The joint density of $\mathbf{y},\mathbf{f}$ and $\mathbf{u}$ is given by:  

$$
\begin{align}
p(\mathbf{y},\mathbf{f},\mathbf{u})&= p(\mathbf{f}, \mathbf{u}) p(\mathbf{y}|\mathbf{f}, \not{\mathbf{u}}) \\
&= p(\mathbf{f}|\mathbf{u}) p(\mathbf{u}) \prod_{i=1}^{N}p(y_{i}|f_{i}) \\
&=\underbrace{p(\mathbf{f}|\mathbf{u};\mathbf{X},\mathbf{Z})p(\mathbf{u};\mathbf{Z})}_{\mathrm{GP~prior}}\underbrace{\prod_{i=1}^{N}p(y_{i}|f_{i})}_{\mathrm{likelihood}}
\end{align}
$$  

**Notice** that $p(\mathbf{f}|\mathbf{u};\mathbf{X},\mathbf{Z})$ indicates that the input locations for $\mathbf{f}$ and $\mathbf{u}$ are $\mathbf{X}$ and $\mathbf{Z}$, respectively.
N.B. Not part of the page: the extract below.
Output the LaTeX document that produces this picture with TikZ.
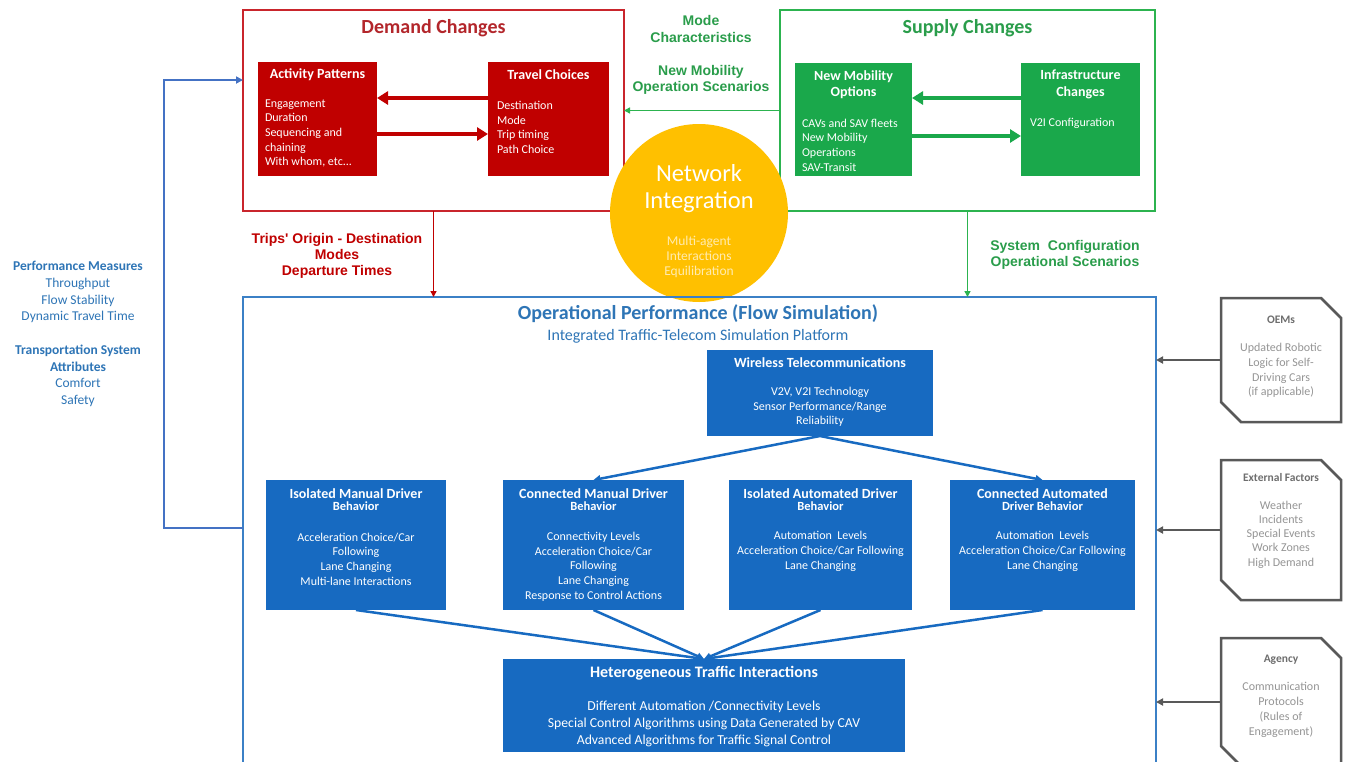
\documentclass[tikz,border=0pt]{standalone}
\usepackage{fontspec}
\setmainfont{Carlito}
\newfontfamily\arialf{Liberation Sans}
\usetikzlibrary{arrows.meta}
\newcommand\myfs[2]{\fontsize{#1}{#2}\selectfont}
\definecolor{dred}{HTML}{C00000}
\definecolor{fred}{HTML}{C9252C}
\definecolor{tred}{HTML}{B3262B}
\definecolor{gbox}{HTML}{1AA84B}
\definecolor{gframe}{HTML}{2CB34F}
\definecolor{gtext}{HTML}{2A9D4B}
\definecolor{bbox}{HTML}{176AC1}
\definecolor{bframe}{HTML}{3B80C6}
\definecolor{btext}{HTML}{2E75B6}
\definecolor{gold}{HTML}{FFC000}
\definecolor{pale}{HTML}{FFEBB0}
\definecolor{dgray}{HTML}{595959}
\definecolor{tgray}{HTML}{6E6E6E}
\definecolor{lgray}{HTML}{959595}
\definecolor{lblue}{HTML}{4472C4}
\begin{document}
\begin{tikzpicture}[x=1pt,y=-1pt,
  every node/.style={inner sep=0pt, outer sep=0pt},
  frame/.style={anchor=north west, draw, line width=2pt, fill=none},
  redbox/.style={anchor=north west, fill=dred, draw=none},
  greenbox/.style={anchor=north west, fill=gbox, draw=none},
  bluebox/.style={anchor=north west, fill=bbox, draw=none},
  pent/.style={anchor=north west, draw=none, fill=none},
  wtitle/.style={text=white, font=\bfseries\myfs{14}{16.5}, align=center},
  wbody/.style={text=white, font=\myfs{12}{14.7}},
  dtitle/.style={text=white, align=center},
  bigtitle/.style={font=\bfseries\myfs{20}{24}},
  alabel/.style={font=\arialf\bfseries\myfs{14}{16.3}, align=center},
  ptitle/.style={text=tgray, font=\bfseries\myfs{11.5}{14}},
  pbody/.style={text=lgray, font=\myfs{12}{14.8}, align=center},
  thickarrow/.style={line width=4pt, -{Triangle[length=11pt,width=13pt]}},
  thinarrow/.style={line width=1.6pt, -{Triangle[length=6pt,width=6pt]}},
  bluearrow/.style={line width=2.5pt, draw=bbox, -{Triangle[length=7pt,width=7pt]}},
  grayarrow/.style={line width=2.5pt, draw=dgray, -{Triangle[length=7pt,width=7pt]}},
  pentline/.style={line width=2.5pt, draw=dgray, line join=miter}
]
\useasboundingbox (0,0) rectangle (1347,761);
\fill[white] (0,0) rectangle (1347,761);

% ---------------- Demand changes ----------------
\node[frame, draw=fred, minimum width=381, minimum height=201] (demand) at (243,10) {};
\node[bigtitle, text=tred] (demt) at (433.5,28) {Demand Changes};
\node[redbox, minimum width=119, minimum height=114] (act) at (258,62) {};
\node[redbox, minimum width=121, minimum height=114] (trav) at (488,62) {};
\node[wtitle] (actt) at (317.5,75) {Activity Patterns};
\node[wbody, anchor=west, align=left] (actb) at (265,133.5) {Engagement\\Duration\\Sequencing and\\chaining\\With whom, etc...};
\node[wtitle] (travt) at (548.5,75) {Travel Choices};
\node[wbody, anchor=west, align=left] (travb) at (497,127.5) {Destination\\Mode\\Trip timing\\Path Choice};
\draw[thickarrow, dred] ([yshift=21pt]trav.west) -- ([yshift=21pt]act.east);
\draw[thickarrow, dred] ([yshift=-15pt]act.east) -- ([yshift=-15pt]trav.west);

% ---------------- Supply changes ----------------
\node[frame, draw=gframe, minimum width=375, minimum height=201] (supply) at (780,10) {};
\node[bigtitle, text=gtext] (supt) at (967.5,28) {Supply Changes};
\node[greenbox, minimum width=117, minimum height=113] (nmo) at (795,63) {};
\node[greenbox, minimum width=119, minimum height=113] (infra) at (1021,63) {};
\node[wtitle] (nmot) at (853.5,84.5) {New Mobility\\Options};
\node[wbody, anchor=west, align=left] (nmob) at (802,145) {CAVs and SAV fleets\\New Mobility\\Operations\\SAV-Transit};
\node[wtitle] (inft) at (1080.5,84.5) {Infrastructure\\Changes};
\node[wbody, anchor=west, align=left] (infb) at (1030,123) {V2I Configuration};
\draw[thickarrow, gbox] ([yshift=21.5pt]infra.west) -- ([yshift=21.5pt]nmo.east);
\draw[thickarrow, gbox] ([yshift=-16.5pt]nmo.east) -- ([yshift=-16.5pt]infra.west);

% ---------------- Between boxes ----------------
\node[alabel, text=gtext] (modec) at (701,29) {Mode\\Characteristics};
\node[alabel, text=gtext] (newmob) at (701,80) {New Mobility\\Operation Scenarios};
\draw[thinarrow, gframe] (supply.west) -- (demand.east);

% ---------------- Network integration ----------------
\node[circle, fill=gold, minimum size=178] (ni) at (699,213) {};
\node[text=white, font=\myfs{24.5}{29}] (nit1) at (699,173) {Network};
\node[text=white, font=\myfs{24.5}{29}] (nit2) at (699,202) {Integration};
\node[text=pale, font=\myfs{13.5}{15}, align=center] (nib) at (699,257) {Multi-agent\\Interactions\\Equilibration};

% ---------------- Operational performance ----------------
\node[frame, draw=bframe, minimum width=913, minimum height=480] (op) at (243,297) {};
\draw[thinarrow, dred] (demand.south) -- (demand.south |- op.north);
\draw[thinarrow, gframe] (supply.south) -- (supply.south |- op.north);
\node[alabel, text=dred] (trips) at (337,256) {Trips' Origin - Destination\\Modes\\Departure Times};
\node[alabel, text=gtext] (syscfg) at (1065,255) {System\ \ Configuration\\Operational Scenarios};

\node[text=btext, font=\bfseries\myfs{20}{24}] (opt) at (698,314) {Operational Performance (Flow Simulation)};
\node[text=btext, font=\myfs{16}{19}] (ops) at (698,336) {Integrated Traffic-Telecom Simulation Platform};

\node[bluebox, minimum width=226, minimum height=86] (wt) at (707,350) {};
\node[wtitle] (wtt) at (820,363) {Wireless Telecommunications};
\node[wbody, align=center] (wtb) at (820,407) {V2V, V2I Technology\\Sensor Performance/Range\\Reliability};

\node[bluebox, minimum width=180, minimum height=130] (imd) at (266,480) {};
\node[bluebox, minimum width=181, minimum height=130] (cmd) at (503,480) {};
\node[bluebox, minimum width=183, minimum height=130] (iad) at (729,480) {};
\node[bluebox, minimum width=185, minimum height=130] (cad) at (950,480) {};

\node[dtitle] (imdt) at (356,499.5) {{\bfseries\myfs{14}{15}Isolated Manual Driver}\\{\bfseries\myfs{12.5}{15}Behavior}};
\node[wbody, align=center] (imdb) at (356,559) {Acceleration Choice/Car\\Following\\Lane Changing\\Multi-lane Interactions};
\node[dtitle] (cmdt) at (593.5,499.5) {{\bfseries\myfs{14}{15}Connected Manual Driver}\\{\bfseries\myfs{12.5}{15}Behavior}};
\node[wbody, align=center] (cmdb) at (593.5,566.5) {Connectivity Levels\\Acceleration Choice/Car\\Following\\Lane Changing\\Response to Control Actions};
\node[dtitle] (iadt) at (820.5,499.5) {{\bfseries\myfs{14}{15}Isolated Automated Driver}\\{\bfseries\myfs{12.5}{15}Behavior}};
\node[wbody, align=center] (iadb) at (820.5,551.5) {Automation\ \ Levels\\Acceleration Choice/Car Following\\Lane Changing};
\node[dtitle] (cadt) at (1042.5,499.5) {{\bfseries\myfs{14}{15}Connected Automated}\\{\bfseries\myfs{12.5}{15}Driver Behavior}};
\node[wbody, align=center] (cadb) at (1042.5,551.5) {Automation\ \ Levels\\Acceleration Choice/Car Following\\Lane Changing};

\node[bluebox, minimum width=402, minimum height=93] (het) at (503,659) {};
\node[text=white, font=\bfseries\myfs{16}{18}] (hett) at (704,673) {Heterogeneous Traffic Interactions};
\node[text=white, font=\myfs{13.7}{17}, align=center] (hetb) at (704,724) {Different Automation /Connectivity Levels\\Special Control Algorithms using Data Generated by CAV\\Advanced Algorithms for Traffic Signal Control};

\draw[bluearrow] (wt.south) -- (cmd.north);
\draw[bluearrow] (wt.south) -- (cad.north);
\foreach \d in {imd,cmd,iad,cad} \draw[bluearrow] (\d.south) -- (het.north);

% ---------------- Feedback loop ----------------
\coordinate (fbc) at (164,300);
\draw[line width=2pt, draw=lblue, -{Triangle[length=7pt,width=7pt]}] ([yshift=9pt]op.west) -| (fbc) |- ([yshift=30.5pt]demand.west);
\node[text=btext, font=\myfs{13.5}{16.75}, align=center] (perf) at (78,334) {\textbf{Performance Measures}\\Throughput\\Flow Stability\\Dynamic Travel Time\\[16.75pt]\textbf{Transportation System}\\\textbf{Attributes}\\Comfort\\Safety};

% ---------------- Right inputs ----------------
\node[pent, minimum width=120, minimum height=124] (oem) at (1221,298) {};
\node[pent, minimum width=120, minimum height=140] (ext) at (1221,460) {};
\node[pent, minimum width=120, minimum height=128] (agency) at (1221,638) {};
\foreach \p in {oem,ext,agency}{
  \draw[pentline] (\p.north west) -- ([xshift=-20pt]\p.north east) -- ([yshift=-20pt]\p.north east) -- (\p.south east) -- ([xshift=20pt]\p.south west) -- ([yshift=20pt]\p.south west) -- cycle;
  \draw[grayarrow] (\p.west) -- (\p.west -| op.east);
}
\node[ptitle] (oemt) at (1281,320) {OEMs};
\node[pbody] (oemb) at (1281,370.5) {Updated Robotic\\Logic for Self-\\Driving Cars\\(if applicable)};
\node[ptitle] (extt) at (1281,477) {External Factors};
\node[pbody, font=\myfs{12}{14.3}] (extb) at (1281,534.5) {Weather\\Incidents\\Special Events\\Work Zones\\High Demand};
\node[ptitle] (agt) at (1281,660) {Agency};
\node[pbody] (agb) at (1281,710) {Communication\\Protocols\\(Rules of\\Engagement)};
\end{tikzpicture}
\end{document}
The prior $p(\mathbf{u}; \mathbf{Z}) = \mathcal{N}(\mathbf{u} | m(\mathbf{Z}), k(\mathbf{Z}, \mathbf{Z}))$ and the conditional $p(\mathbf{f} | \mathbf{u}; \mathbf{X}, \mathbf{Z}) = \mathcal{N}(\mathbf{f} | \boldsymbol{\mu}, \mathbf{\Sigma})$, where for $i, j = 1, \ldots, N$:

$$[\boldsymbol{\mu}]_i = m(\mathbf{x}_i) + \boldsymbol{\alpha}(\mathbf{x}_i)^{\top} (\mathbf{u} - m(\mathbf{Z}))$$
$$[\mathbf{\Sigma}]_{ij} = k(\mathbf{x}_i, \mathbf{x}_j) - \boldsymbol{\alpha}(\mathbf{x}_i)^{\top} k(\mathbf{Z}, \mathbf{Z}) \boldsymbol{\alpha}(\mathbf{x}_j)$$

with $\boldsymbol{\alpha}(\mathbf{x}_{i})=k(\mathbf{Z},\mathbf{Z})^{-1}k(\mathbf{Z},\mathbf{x}_{i})$. Inference is possible in closed form when the likelihood $p(y|f)$ is Gaussian, but the time complexity is $O(N^3)$.  

## Reference<br>
<!-- apa -->
[1] Salimbeni, H., & Deisenroth, M. (2017). Doubly stochastic variational inference for deep Gaussian processes. Advances in neural information processing systems, 30.